Donald Trump, Conspiracy Theory and the Radical Right
Who, exactly, is Donald Trump appealing to?
In the first months of his Republican presidential campaign, the demagogic New York billionaire has poured boiling vitriol on anyone who dared to criticize him, proposed a crude immigration plan that virtually all sensible observers see as brutal and also completely unrealistic, and said that we can simply trust that his solutions for any number of other problems will be “terrific.”
And while the vast majority of analysts agree that he cannot win the GOP nomination, let alone the presidency, it seems obvious that he is damaging the party and its future. In the words of the widely read conservative commentator George Will, “Every sulfurous belch from the molten interior of the volcanic Trump phenomenon injures the chances of a Republican presidency.”
But Trump, so far, is leading the Republican field.
Although he has not asked for its support, he has won the applause of virtually the entire white nationalist movement, as we detail in this issue. But his appeal is clearly far broader than that. A hyper-nationalist, Trump has tapped into the anger of a growing constituency who see globalization changing the racial, religious and economic dynamics of the world around them. It is a phenomenon being replicated in Europe, where radical nationalist politics also are on the rise.
But part of it is also related to specifically American conditions, including the loss of a white U.S. majority that is expected over the course of the next three decades. As Thomas Edsall, a longtime and trenchant analyst of the far right, wrote in a New York Times opinion piece recently: “[T]he more important truth is that a half-century of Republican policies on race and immigration have made the party the home of an often angry and resentful white constituency — a constituency that is now politically mobilized in the face of demographic upheaval.”
Large portions of that constituency are not merely resentful. Operating in the absence of actual facts, or gleaning their information from a world of conspiracy-oriented websites and clueless “news” organizations, these men and women see the world as shaped by nefarious conspiracies — from secret Mexican plans to reconquer the American Southwest, to government plots to force the United States into a one-world government called the “New World Order,” to national educational standards supposedly designed to make our children communists.
A September survey by Public Policy Polling measured Trump supporters’ affinity for baseless conspiracy theories directly. It found that 66% of them believe President Obama is secretly Muslim and 61% think he was not born in the United States — significantly higher numbers than for all Republicans.
And Trump is at home in that world.

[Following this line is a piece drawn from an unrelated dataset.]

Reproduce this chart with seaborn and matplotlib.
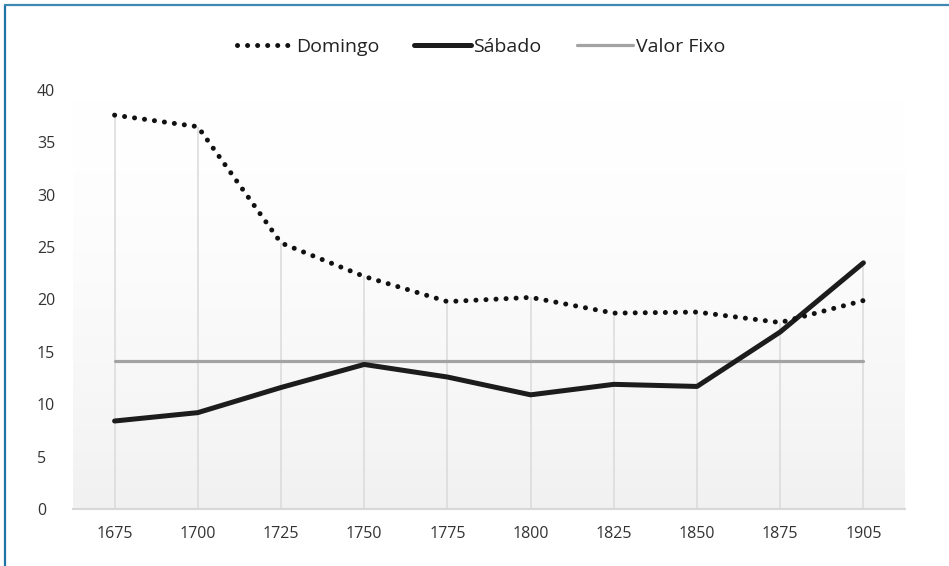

After all, in 2011 he repeatedly asserted that Obama was not born in America, and therefore was not eligible for the presidency — this despite a mountain of evidence, including a birth announcement in a Hawaiian newspaper. Trump had investigators working in Hawaii, he told one reporter, who were unearthing the truth. “They can’t believe what they’re finding,” he boasted. But that was the end of that. He never mentioned them again.
Even in 2015, long after Obama released his full birth certificate and after saying he no longer wanted to discuss the issue, Trump still was unsure if the president was lying. “I don’t know, I really don’t know,” he said.
Trump also has repeatedly attacked the Common Core educational standards, a favorite bogeyman of the far right, many of whose denizens think they are actually part of a plot to turn American children into mindless “global citizens.”
And, rejecting the conclusions of a consensus of scientists, he sneers at the very idea of global warming. During a cold spell in 2014, for instance, he tweeted: “This very expensive GLOBAL WARMING bullshit has got to stop. Our planet is freezing, record low temps, and our GW scientists are stuck in ice.”
In this issue, we take a look at 10 major conspiracy theories that originated on the radical right but have made their way into the American political mainstream. These baseless theories are today being pushed not merely by hyperventilating conspiracists like the radio host Alex Jones. They are being enabled by shocking numbers of politicians and others in the public square — people like Donald Trump.
The problem with conspiracy theories is that they substitute ignorance and suspicion for knowledge and reason, making it vastly more difficult for us to solve the very serious problems that face us. If we really believe that global warming is a hoax, the chances of solving the problem are slim indeed. If we think Mexico has secret invasion plans, fixing our immigration system may be impossible.
In the end, Donald Trump may be sidelined and leave the political arena he has dominated for most of this summer. But the anger he has tapped into is likely to shape the American body politic for years to come.